Le goût des jeunes filles/
Dany Laferrière/Académie française
Nous sommes à Haïti, à Port au Prince la capitale, en 1968, trois ans avant la mort du dictateur François Duvallier. Un jeune adolescent, narrateur partiel du récit, regarde par la fenêtre de la maison familiale les jeunes filles de la maison d'en face, rieuses, oisives, occasionnellement prostituées. C'est la maison de Miki, une maison toujours pleine de cris, de rires et de filles. À la suite d'un incident, il fuit et se réfugie chez les jeunes filles où il va découvrir l'amour et l'esprit de révolte.
Cette chronique haïtienne est par certains côtés assez intéressante : l'exotisme, la misère dans la bonne humeur, les heures chaudes et épicées, sensuelles et drôles font passer un moment agréable au lecteur, que ce soir dans la narration de Fanfan ou le journal de Marie-Michèle. le sextuor féminin avec une Choupette vulgaire et son vieil amant, Pasqualine la beauté suprême domptant un superbe mâle et s'étirant telle une chatte persane, Miki entretenue par un ministre, Marie –Michèle l'intellectuelle snob, Marie-Flore et ses fesses inoubliables et Marie-Erna et son air méprisant, fait tourner la tête aux hommes. de bars en boîtes de nuit, de plage en chambres intimes, un vent de liberté et de révolte souffle sur la ville.
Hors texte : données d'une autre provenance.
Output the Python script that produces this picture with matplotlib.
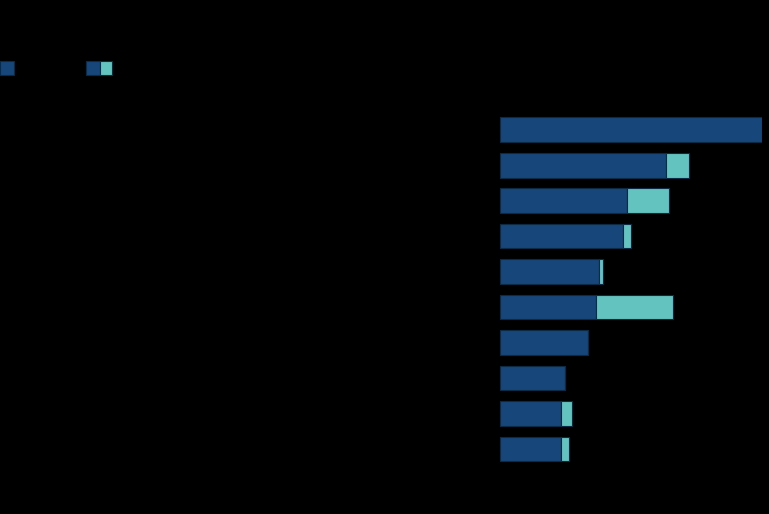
import matplotlib.pyplot as plt
from matplotlib.patches import Rectangle

# values (longest bar = 100)
categories = ['A', 'B', 'C', 'D', 'E', 'F', 'G', 'H', 'I', 'J']
base = [100, 63.2, 48.3, 46.9, 37.9, 36.6, 33.6, 24.7, 23.3, 23.3]
extra = [0, 8.8, 16.3, 3.1, 1.5, 29.4, 0, 0, 4.3, 2.9]
legend_labels = ['Base', 'Base + extra']

dark = '#17467a'
teal = '#63c4bf'
edge = '#0d2a45'

W, H = 769, 514
fig = plt.figure(figsize=(W / 100, H / 100), dpi=100)
fig.patch.set_facecolor('black')

ax = fig.add_axes([500 / W, 1 - 466.7 / H, 262 / W, (466.7 - 111.9) / H])
ax.set_facecolor('black')

y = list(range(len(categories)))
ax.barh(y, base, height=0.7, color=dark, edgecolor=edge, linewidth=0.8)
ax.barh(y, extra, left=base, height=0.7, color=teal, edgecolor=edge, linewidth=0.8)

ax.set_xlim(0, 100)
ax.set_ylim(len(categories) - 0.5, -0.5)
ax.set_yticks(y)
ax.set_yticklabels(categories, color='black')
ax.tick_params(length=0)
ax.set_xticks([])
for s in ax.spines.values():
    s.set_visible(False)

# legend swatches at the top left
def px_rect(x0, y0, w, h, c):
    fig.patches.append(Rectangle((x0 / W, 1 - (y0 + h) / H), w / W, h / H,
                                 transform=fig.transFigure, facecolor=c,
                                 edgecolor=edge, linewidth=0.8))

px_rect(0, 61, 14, 14, dark)
px_rect(86, 61, 14, 14, dark)
px_rect(100, 61, 12, 14, teal)
fig.text(18 / W, 1 - 68 / H, legend_labels[0], color='black', va='center', fontsize=10)
fig.text(116 / W, 1 - 68 / H, legend_labels[1], color='black', va='center', fontsize=10)

fig.savefig('out.png', dpi=100, facecolor='black')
La vie dans cet univers est dangereux : les tontons macoutes veillent tels des requins guettant leur proie. Cet appétit de vivre à la recherche de tous les plaisirs en manière d'exutoire face aux dangers nourrit les chapitres de cette chronique dont il faut bien dire que parfois elle sombre dans l'ennui avec des dialogues insipides et laborieux. Et in fine un sentiment de tristesse émane de cette débauche de corps à corps comme s'il fallait conjurer un mauvais sort. En vérité, le plus intéressant est le journal de Marie-Michèle qui relate les conditions de vie dans un pays insulaire dominé par une classe favorisée très minoritaire, celle de Pétionville, un pays où le système est simple et répressif, basé sur trois choses fondamentales : la richesse familiale, l'exploitation du peuple et la corruption de la classe politique au pouvoir. Un pays où la vie est une loterie où l'on gagne ou bien l'on perd chaque jour. C'est un sauve qui peut quotidien et ce qui guette cette foule qui se bouscule dès le lever du jour, c'est la faim, la maladie ou une balle perdue.
Un roman un peu décevant quoique instructif de façon passagère.